I waded cautiously to the edge of the riffle. The current was stronger than I expected; my boots threatened to roll across the gravel like cargo on skids. My side of the river was smooth, but the slick surface was misleading. I knew I could never cross it. At midstream the surface was choppy with white-tipped waves. Beyond the choppy water, a long cast away, was a large, counterclockwise eddy, running tight against a bunch of logs and old stumps clogging the far shore. Upstream was a sharp bend and a deep pool, with the red cabin sitting on the crest of the bank above it.

I waited until five o'clock but never saw a mayfly. Hendricksons are the first big hatch of the season, and notoriously unreliable. Walking back to the bridge, I met an angler on the trail. He seemed lost, stopping now and then to peer under the cedars at the river. When I asked if he had seen any Hendricksons, he said, "Hendricksons?"

May 14
Doug and I fished the riffle at Red Cabin, but it was a bright day, and Hendricksons rarely emerge when the sun is out. By three o'clock we had seen only a few duns scooting past on the wind, and no rising trout. Doug finally tied on a black Woolly Bugger and waded to the edge of the pool at the bend above the riffle. The water there is deep, perhaps eight feet, and drops off from a sand ledge on the upstream side. It's a place for big trout.

But Doug made a mistake. He cut off his dry fly and tied the streamer directly to the end of his tapered leader, where the tippet was about three-pound test. He should have cut the leader back three or four feet, to six-pound test, at least. But he was being lazy. Or he was thinking that should the Hendricksons start hatching after all, he would be read to switch quickly to dries again. Or he could not bring himself to chop a four-dollar leader in half. Or he had no faith in the fly or the water and figured it wouldn't matter. He cast the streamer into the pool. He stripped once and something large came up, engulfed the fly, and broke the tippet. The swirl it made was so large it drifted downstream for thirty feet before dissipating. Doug looked at me. "Damn," he said. "Damn, damn, damn."

May 15
I suggested that Glenn stand at the top of the pool and keep an eye on the place where Doug had cast his doomed streamer. He stripped twenty feet of line from his reel and started casting a parachute Hendrickson for practice. I waded a hundred feet downstream, to the middle of the riffle, and glanced back at Glenn. A nice trout bounced end over end in front of him.

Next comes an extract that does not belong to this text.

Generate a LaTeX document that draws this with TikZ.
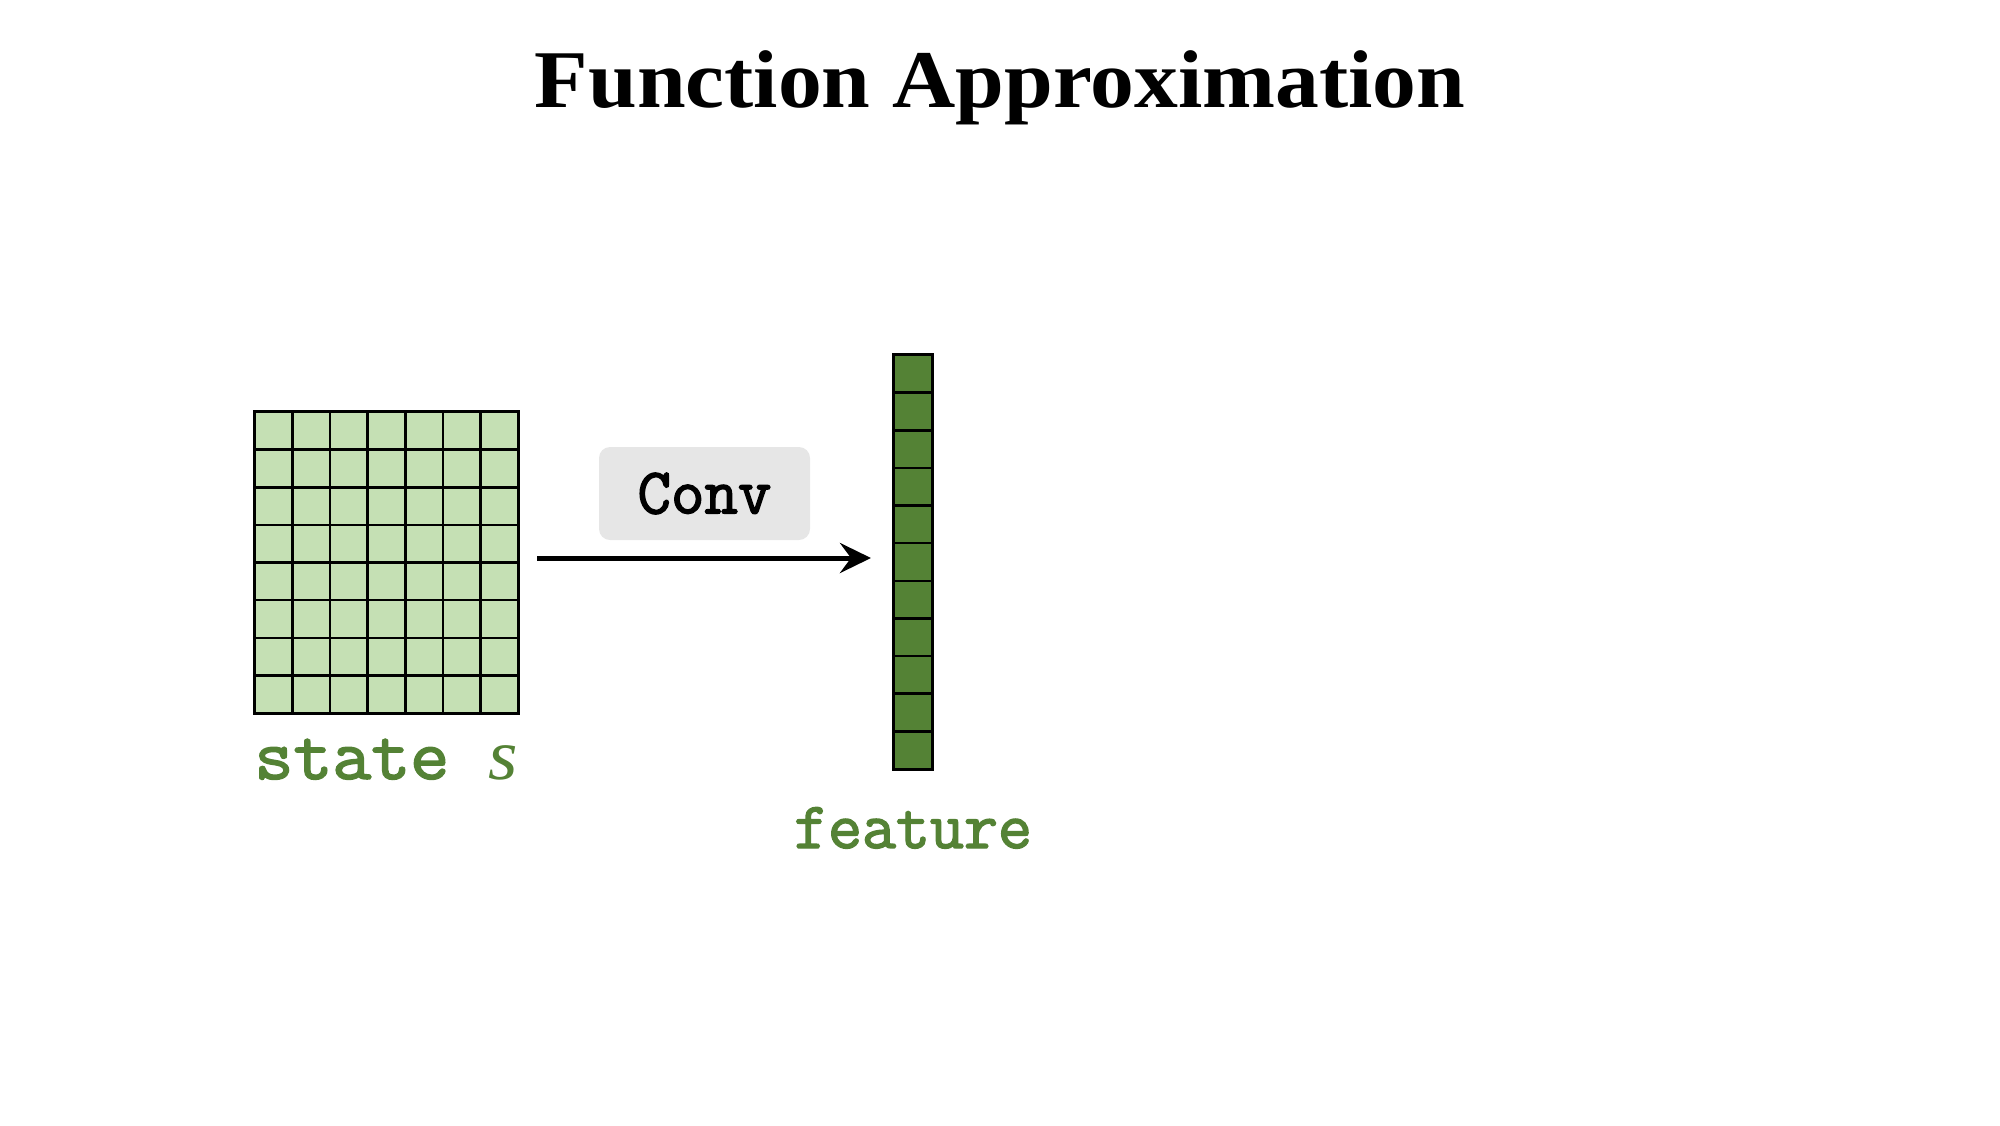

When I got there the trout was on its side on the surface. It was an eighteen-inch brown with deep, rich colors and bold spots. Glenn tried to lead it a little closer to shore, where I could reach it, and at that moment it rolled over, and the fly shot from its mouth. The trout righted itself and swam with a bit of a wobble into deep water.

Glenn described what happened. At the end of one of his practice casts, he had let his fly drag in the water until it went under. It was swimming in a straight line below him when the trout came up and took it.

Later a few Hendrickson duns appeared on the surface, rode for a few moments with their dark wings held high like sails, then flew off. A trout flicked the surface of the riffle, but only once.

May 16
In the night it rained. The river comes up fast during a rain, and the fishing can be extraordinary if you happen to be there while the water is rising. It's a good time to throw streamers against the banks. You want them to streak through the darkening water, and you'd better use a stout leader.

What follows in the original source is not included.